39. As per the chargesheet, MW3 was the reporter of the misconduct. It appears that he was summoned through the Court. In his examination- in-chief, he stated that on checking of the Bus, two passengers were found travelling without tickets. The said passengers told that they had boarded the bus at Hari Nagar-Ghantaghar, they paid Rs.2/ each to the respondent workman, but he did not issue them the requisite tickets. MW3 further stated that the checking team had also checked the cash with the respondent workman and found a sum of Rs.2.50 short with him.

40. Keeping in view the facts and circumstances of the case in hand, if it is assumed that it is a case of the amount taken by the respondent workman without issuing the requisite tickets, then in such an eventuality, amount of Rs.4/- (Rs.2/- each) would have been more than the amount of tickets issued, whereas, in the present case, a sum of Rs.2.50 was short with the respondent workman. Thus, it is established that the two passengers in question did not pay proper fare and not bother to take the tickets. However, when they were caught by the checking team, just to avoid the penalty which was to be imposed upon them, they put the entire blame on the respondent workman.

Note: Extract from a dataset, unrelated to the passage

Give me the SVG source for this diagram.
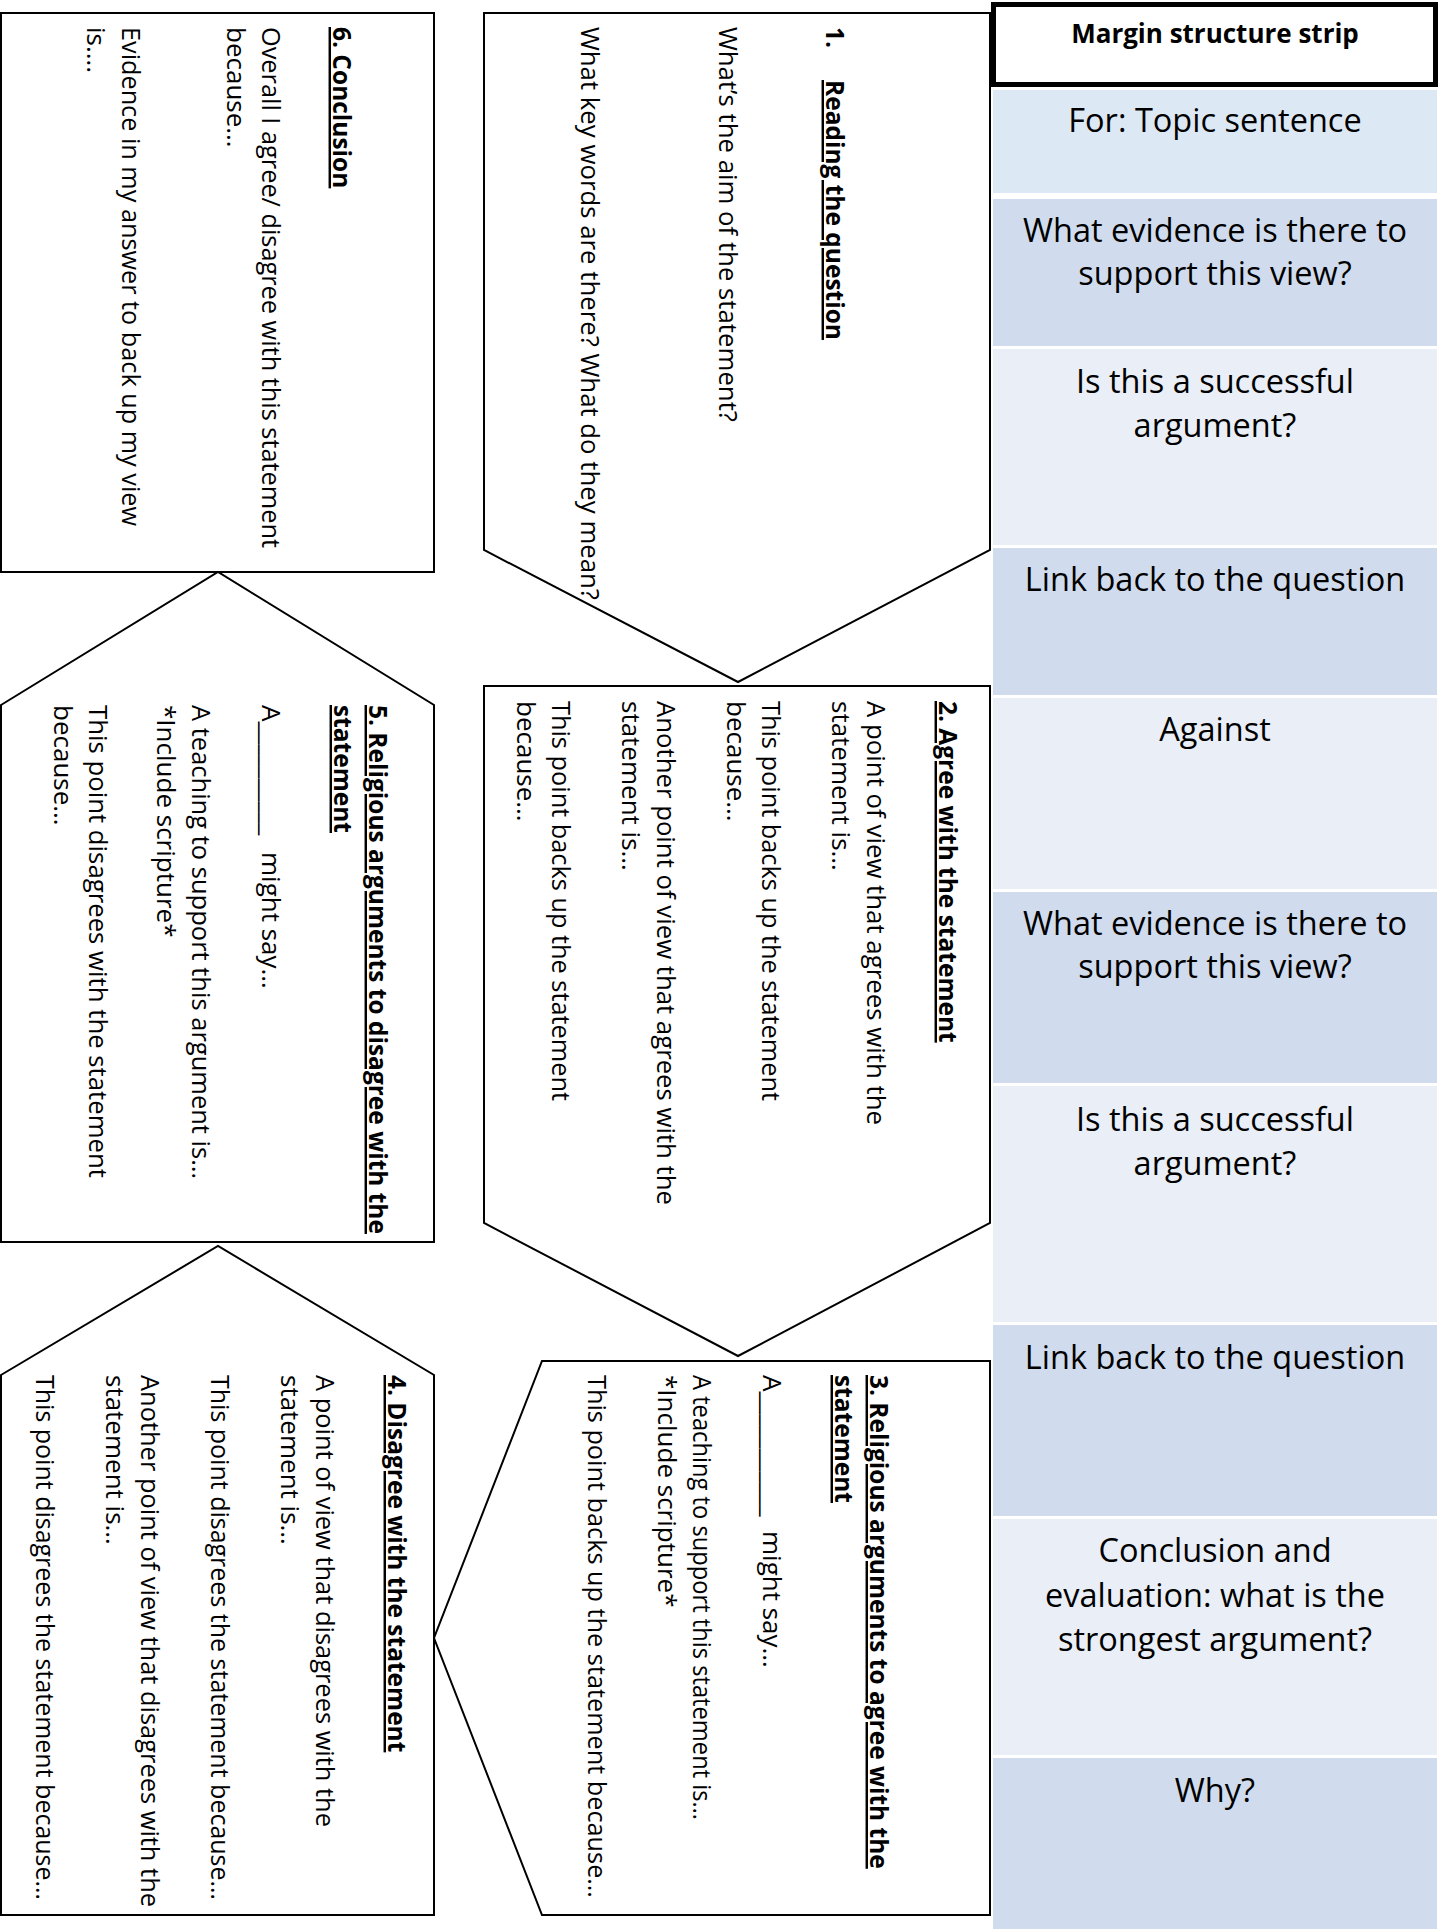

41. So far as the statement of MW3 that the passengers told him that they had paid the amount of fare to the respondent is concerned, the same is in the nature of hearsay, hence, is inadmissible in law.

42. As per the case of the petitioner DTC, cash with the respondent workman was found less by Rs.2.50. In case, as alleged by the petitioner

DTC, respondent workman had been paid Rs.2/- each by the passengers in question, then the cash would have been Rs.4/- more and not less by Rs.2.50. Moreover, there is no finding of the Disciplinary Authority that the alleged amount was paid to the respondent workman.

43. In addition, there is no charge against the respondent workman that he allowed the passengers to travel without issuing tickets.

44. In view of the facts recorded above and the legal position as relied upon by both the parties, I find no merit in the instant petition.

45. The same is accordingly dismissed with no order as to costs. CM No.4753/2013 (U/s 17 B ID Act) With the dismissal of the petition itself, the instant application has become infructuous. The same is accordingly dismissed.